Speaking of which, if you’re going to add dried fruit to your stuffing, “Martha Stewart Living” suggests pre-soaking them in bourbon first. I like the way Martha thinks. 

  • For a Chicago flair: What could be better than White Castle hamburger stuffing? You tear up one slider into small pieces (hold the pickles—you just want the beef, bread, and onions) for every one pound of turkey. (Note: they don’t call themsliders” for nothing). Do the math. If you’re making a 16lb. bird…need I say more? Those Chicagoans know how to eat!
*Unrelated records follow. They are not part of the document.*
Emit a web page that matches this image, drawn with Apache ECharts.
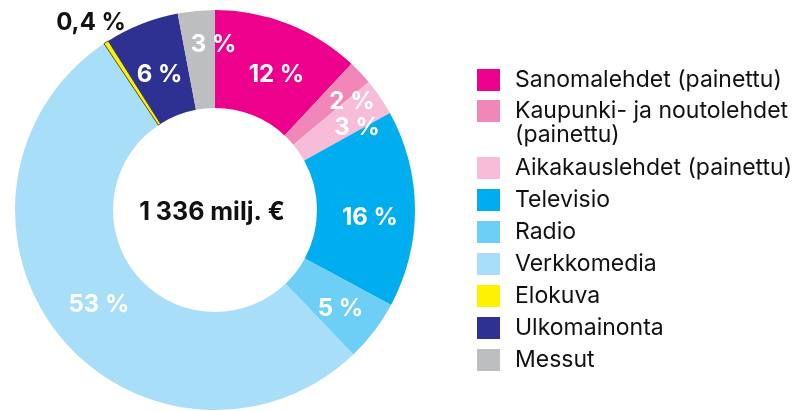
<!DOCTYPE html>
<html>
<head>
<meta charset="utf-8">
<script src="https://cdn.jsdelivr.net/npm/echarts@6/dist/echarts.min.js"></script>
<style>
  html, body { margin: 0; padding: 0; background: #fff; }
  #chart { width: 803px; height: 411px; }
</style>
</head>
<body>
<div id="chart"></div>
<script>
// Mainonnan jakauma mediaryhmittäin, osuus prosentteina
var categories = [
  "Sanomalehdet (painettu)",
  "Kaupunki- ja noutolehdet (painettu)",
  "Aikakauslehdet (painettu)",
  "Televisio",
  "Radio",
  "Verkkomedia",
  "Elokuva",
  "Ulkomainonta",
  "Messut"
];
var shares = [12, 2, 3, 16, 5, 53, 0.4, 6, 3];
var colors = ["#ec008c", "#f186b8", "#f7bdd8", "#00adef", "#6dcff6", "#a8def8", "#fff200", "#2e3192", "#bcbec0"];
var totalLabel = "1 336 milj. €";

// hand nudges for the slice labels, as in the original layout
var labelNudge = [[5, 8], [25, -2], [15, 5], [1, 9], [3, 5], [4, -2], [22, -16], [1, 8], [13, -12]];

var FONT = "Inter, 'Open Sans', sans-serif";

function fmtPct(v) {
  return String(v).replace(".", ",") + " %";
}

function legendBlock(names, top, extra) {
  var lg = {
    orient: "vertical",
    left: 477,
    top: top,
    padding: 0,
    itemWidth: 23,
    itemHeight: 22,
    itemGap: 8,
    icon: "rect",
    selectedMode: false,
    itemStyle: { borderWidth: 0 },
    data: names,
    textStyle: { fontFamily: FONT, fontSize: 23, color: "#111", lineHeight: 24, padding: [0, 0, 0, 10] }
  };
  if (extra) extra(lg);
  return lg;
}

var chart = echarts.init(document.getElementById("chart"), null, { renderer: "canvas" });

chart.setOption({
  animation: false,
  backgroundColor: "#fff",
  title: {
    text: totalLabel,
    left: 212,
    top: 200,
    padding: 0,
    textAlign: "center",
    textStyle: { fontFamily: FONT, fontSize: 25, fontWeight: 700, color: "#111" }
  },
  legend: [
    legendBlock([categories[0]], 68),
    // two-line entry: square sits next to the first line only
    legendBlock([categories[1]], 99, function (lg) {
      lg.itemHeight = 46;
      lg.icon = "path://M0,0H23V22H0Z M0,46L23,46";
      lg.formatter = function () { return "Kaupunki- ja noutolehdet\n(painettu)"; };
    }),
    legendBlock(categories.slice(2), 156)
  ],
  series: [{
    type: "pie",
    center: [215, 210],
    radius: [102, 200],
    startAngle: 90,
    clockwise: true,
    avoidLabelOverlap: false,
    minShowLabelAngle: 0,
    itemStyle: { borderWidth: 0 },
    label: {
      show: true,
      position: "inside",
      formatter: function (p) { return fmtPct(p.value); },
      fontFamily: FONT,
      fontSize: 24,
      fontWeight: 700,
      color: "#fff"
    },
    labelLine: { show: false },
    labelLayout: function (p) {
      var n = labelNudge[p.dataIndex];
      return { dx: n[0], dy: n[1], hideOverlap: false };
    },
    data: categories.map(function (name, i) {
      var item = { name: name, value: shares[i], itemStyle: { color: colors[i] } };
      if (name === "Elokuva") {
        item.itemStyle.borderColor = "#222";
        item.itemStyle.borderWidth = 0.8;
        item.label = { position: "outside", color: "#111", distanceToLabelLine: 0 };
        item.labelLine = { show: false, length: 4, length2: 0 };
      }
      return item;
    })
  }]
});
</script>
</body>
</html>
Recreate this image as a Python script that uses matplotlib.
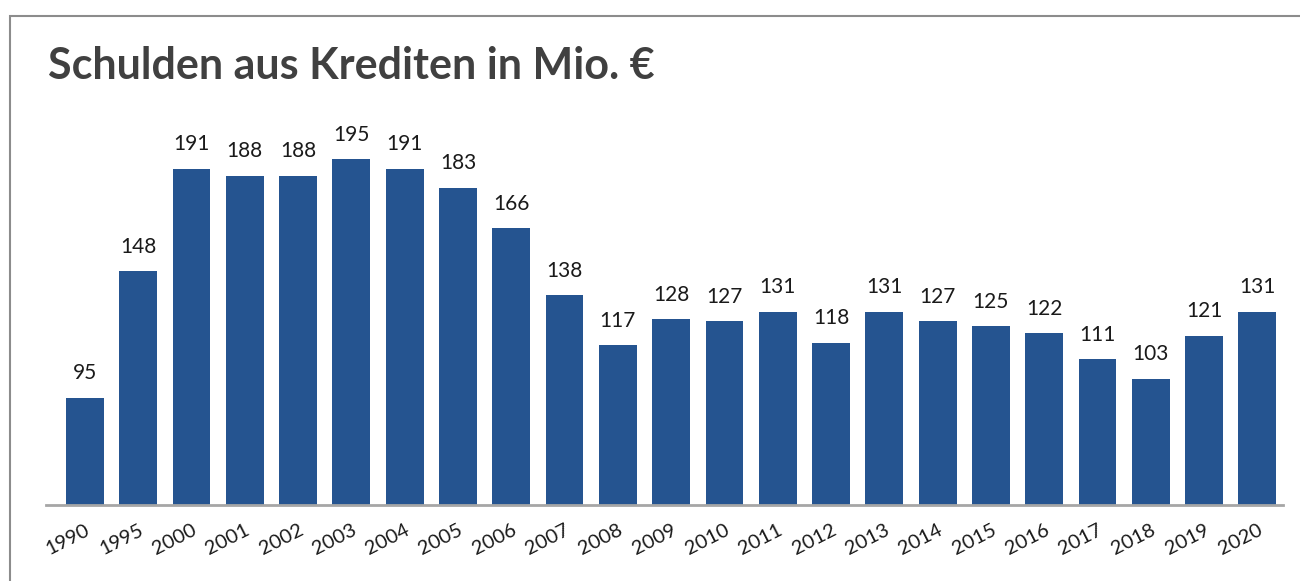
import matplotlib.pyplot as plt
from matplotlib.patches import Rectangle

years = ['1990', '1995', '2000', '2001', '2002', '2003', '2004', '2005', '2006', '2007',
         '2008', '2009', '2010', '2011', '2012', '2013', '2014', '2015', '2016', '2017',
         '2018', '2019', '2020']
debt = [95, 148, 191, 188, 188, 195, 191, 183, 166, 138, 117, 128, 127, 131, 118,
        131, 127, 125, 122, 111, 103, 121, 131]

plt.rcParams['font.family'] = ['Lato', 'DejaVu Sans']

fig = plt.figure(figsize=(13, 5.81), dpi=100)
ax = fig.add_axes([46 / 1300, 76 / 581, 1237 / 1300, 389 / 581])

x = list(range(len(years)))
bars = ax.bar(x, debt, width=0.71, color='#255490', zorder=2)

for xi, v in zip(x, debt):
    ax.text(xi, v + 6, str(v), ha='center', va='bottom', fontsize=15, color='#1a1a1a')

ax.set_xlim(-0.73, 22.48)
ax.set_ylim(50, 213)
ax.set_yticks([])
ax.set_xticks(x)
ax.set_xticklabels(years, rotation=27, ha='right', va='top', rotation_mode='anchor',
                   fontsize=14.5, color='#1a1a1a')
ax.tick_params(axis='x', length=0, pad=12)

for side in ['top', 'right', 'left']:
    ax.spines[side].set_visible(False)
ax.spines['bottom'].set_color('#a6a6a6')
ax.spines['bottom'].set_linewidth(2)

fig.text(48 / 1300, 1 - 66 / 581, 'Schulden aus Krediten in Mio. €', fontsize=31,
         fontweight='bold', color='#404040', ha='left', va='center')

# outer frame (top and left visible)
fig.patches.append(Rectangle((10 / 1300, -0.1), 1.2, 1 - 16 / 581 + 0.1,
                             transform=fig.transFigure, fill=False,
                             edgecolor='#8c8c8c', linewidth=1.5))

fig.savefig('out.png', dpi=100)
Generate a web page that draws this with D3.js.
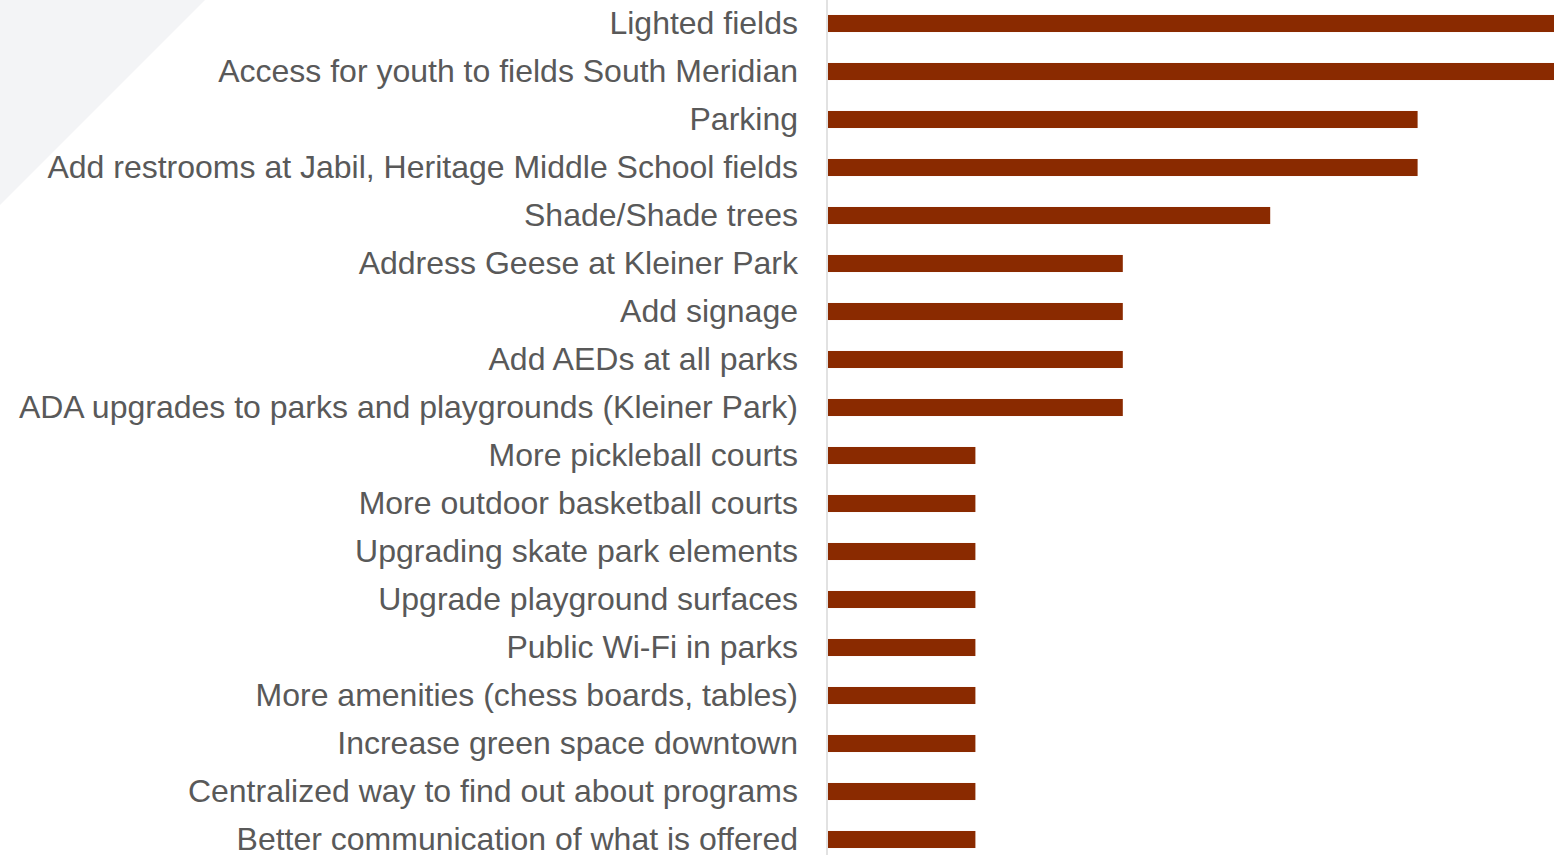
<!DOCTYPE html>
<html>
<head>
<meta charset="utf-8">
<script src="https://cdn.jsdelivr.net/npm/d3@7"></script>
<style>
  html, body { margin: 0; padding: 0; background: #ffffff; overflow: hidden; }
  svg { display: block; }
</style>
</head>
<body>
<svg id="chart" width="1554" height="855"></svg>
<script>
// Community requests for park improvements, by number of mentions
const categories = [
  "Lighted fields",
  "Access for youth to fields South Meridian",
  "Parking",
  "Add restrooms at Jabil, Heritage Middle School fields",
  "Shade/Shade trees",
  "Address Geese at Kleiner Park",
  "Add signage",
  "Add AEDs at all parks",
  "ADA upgrades to parks and playgrounds (Kleiner Park)",
  "More pickleball courts",
  "More outdoor basketball courts",
  "Upgrading skate park elements",
  "Upgrade playground surfaces",
  "Public Wi-Fi in parks",
  "More amenities (chess boards, tables)",
  "Increase green space downtown",
  "Centralized way to find out about programs",
  "Better communication of what is offered"
];
const mentions = [5, 5, 4, 4, 3, 2, 2, 2, 2, 1, 1, 1, 1, 1, 1, 1, 1, 1];

const W = 1554, H = 855;
const svg = d3.select("#chart");

// decorative corner wedge
svg.append("path")
  .attr("d", "M0,0 L205,0 L0,205 Z")
  .attr("fill", "#f3f4f6");

const axisX = 827;
const x = d3.scaleLinear().domain([0, 5]).range([axisX + 1, axisX + 1 + 5 * 147.4]);
const y = d3.scaleBand().domain(categories).range([-0.5, 863.5]).paddingInner(0.645).paddingOuter(0.3225);

// bars
svg.append("g").selectAll("rect")
  .data(categories)
  .join("rect")
  .attr("x", x(0))
  .attr("y", d => y(d))
  .attr("width", (d, i) => x(mentions[i]) - x(0))
  .attr("height", y.bandwidth())
  .attr("fill", "#8a2a00");

// category axis
const yAxis = d3.axisLeft(y).tickSize(0).tickPadding(29);
const gAxis = svg.append("g")
  .attr("transform", `translate(${axisX},0)`)
  .call(yAxis);
gAxis.select(".domain").remove();
gAxis.selectAll("text")
  .attr("font-family", "'Liberation Sans', Arial, sans-serif")
  .attr("font-size", 32)
  .attr("fill", "#595959")
  .attr("dy", "0.34em");

svg.append("line")
  .attr("x1", axisX).attr("x2", axisX)
  .attr("y1", 0).attr("y2", H)
  .attr("stroke", "#d9d9d9")
  .attr("stroke-width", 1.5);
</script>
</body>
</html>
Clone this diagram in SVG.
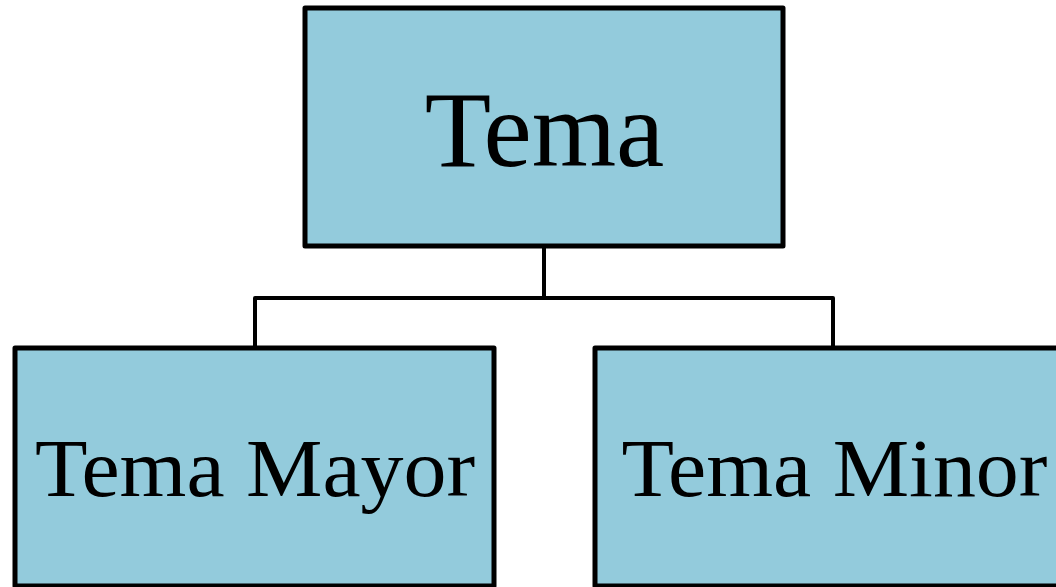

  • For the snackaholic:  Jettison the bread and substitute Corn Chips or Popcorn. Sounds easy but words of caution—you need to soak the corn chips first (can you say soggy, oily mush?) and be sure the corn is pre-popped before you stuff the bird. Exploding turkey is not conducive to a festive family gathering. The biggest advantage to these additives, however, is it allows you to eat dinner, snack and watch the game all at the same time. 


  • For those with a sweet tooth:  Why not try “Twinkling Turkey”, a cornbread and Twinkie-based stuffing. You use 6 muffins and 6 Twinkies, sans filling. Don’t panic, you get to use the creme filling later by combining it with one-quarter cup of honey and brushing the mixture unto the turkey skin. Kinda fun, huh? You end up with a sticky turkey that rots your teeth.

I’m gonna keep searching for more ideas, none of these quite work for me…although the Twinkies are tempting. But I hope this has inspired you to get stuffed with style                        on Thursday. Because, after all, what completes                                    a holiday dinner better than a gallon of 
                                 Pepto Bismol for dessert?